▶ Given task
Copy the listing verbatim, excluding any images found in it.

▶ Dataset content
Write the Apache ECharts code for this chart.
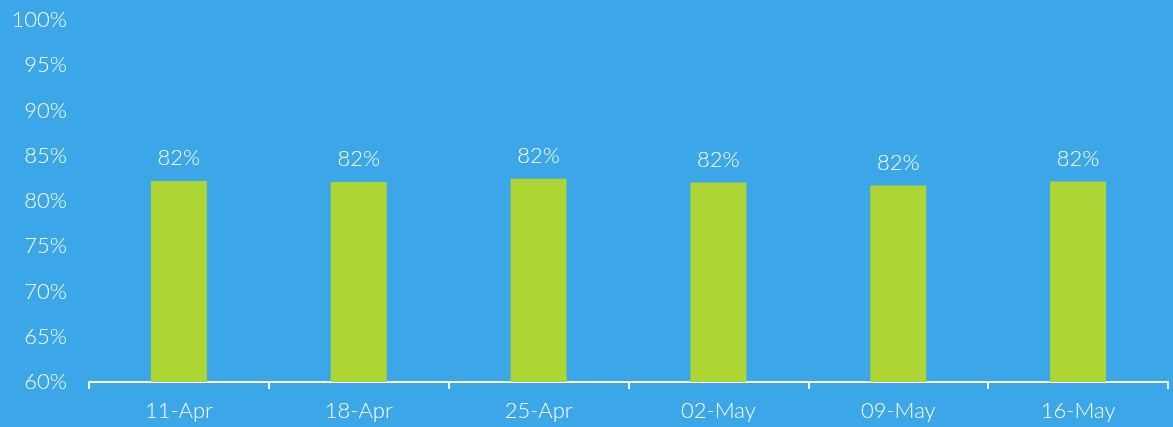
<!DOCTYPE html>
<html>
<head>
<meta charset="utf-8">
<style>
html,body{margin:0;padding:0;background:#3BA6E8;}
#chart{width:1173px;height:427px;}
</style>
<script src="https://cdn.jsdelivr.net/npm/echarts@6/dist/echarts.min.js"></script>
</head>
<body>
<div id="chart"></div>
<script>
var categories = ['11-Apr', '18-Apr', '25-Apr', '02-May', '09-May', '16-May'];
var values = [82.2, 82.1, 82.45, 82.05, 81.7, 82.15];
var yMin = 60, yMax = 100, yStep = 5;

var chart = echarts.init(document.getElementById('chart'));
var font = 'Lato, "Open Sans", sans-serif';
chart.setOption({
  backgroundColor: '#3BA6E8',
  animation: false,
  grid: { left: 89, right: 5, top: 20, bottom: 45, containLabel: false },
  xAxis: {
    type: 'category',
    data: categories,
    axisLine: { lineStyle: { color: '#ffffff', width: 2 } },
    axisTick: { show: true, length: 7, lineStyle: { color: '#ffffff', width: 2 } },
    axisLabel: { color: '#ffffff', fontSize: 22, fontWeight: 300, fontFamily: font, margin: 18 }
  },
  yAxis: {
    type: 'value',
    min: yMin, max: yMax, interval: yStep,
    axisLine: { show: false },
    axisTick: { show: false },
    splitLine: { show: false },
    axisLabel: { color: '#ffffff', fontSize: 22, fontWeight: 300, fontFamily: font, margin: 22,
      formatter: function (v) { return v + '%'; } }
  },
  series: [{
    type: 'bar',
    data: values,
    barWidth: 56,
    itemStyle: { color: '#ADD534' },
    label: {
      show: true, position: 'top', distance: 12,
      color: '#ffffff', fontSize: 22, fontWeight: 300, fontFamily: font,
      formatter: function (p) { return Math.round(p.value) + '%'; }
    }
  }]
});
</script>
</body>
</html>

▶ Solution
Write the Apache ECharts code for this chart.
<!DOCTYPE html>
<html>
<head>
<meta charset="utf-8">
<style>
html,body{margin:0;padding:0;background:#3BA6E8;}
#chart{width:1173px;height:427px;}
</style>
<script src="https://cdn.jsdelivr.net/npm/echarts@6/dist/echarts.min.js"></script>
</head>
<body>
<div id="chart"></div>
<script>
var categories = ['11-Apr', '18-Apr', '25-Apr', '02-May', '09-May', '16-May'];
var values = [82.2, 82.1, 82.45, 82.05, 81.7, 82.15];
var yMin = 60, yMax = 100, yStep = 5;

var chart = echarts.init(document.getElementById('chart'));
var font = 'Lato, "Open Sans", sans-serif';
chart.setOption({
  backgroundColor: '#3BA6E8',
  animation: false,
  grid: { left: 89, right: 5, top: 20, bottom: 45, containLabel: false },
  xAxis: {
    type: 'category',
    data: categories,
    axisLine: { lineStyle: { color: '#ffffff', width: 2 } },
    axisTick: { show: true, length: 7, lineStyle: { color: '#ffffff', width: 2 } },
    axisLabel: { color: '#ffffff', fontSize: 22, fontWeight: 300, fontFamily: font, margin: 18 }
  },
  yAxis: {
    type: 'value',
    min: yMin, max: yMax, interval: yStep,
    axisLine: { show: false },
    axisTick: { show: false },
    splitLine: { show: false },
    axisLabel: { color: '#ffffff', fontSize: 22, fontWeight: 300, fontFamily: font, margin: 22,
      formatter: function (v) { return v + '%'; } }
  },
  series: [{
    type: 'bar',
    data: values,
    barWidth: 56,
    itemStyle: { color: '#ADD534' },
    label: {
      show: true, position: 'top', distance: 12,
      color: '#ffffff', fontSize: 22, fontWeight: 300, fontFamily: font,
      formatter: function (p) { return Math.round(p.value) + '%'; }
    }
  }]
});
</script>
</body>
</html>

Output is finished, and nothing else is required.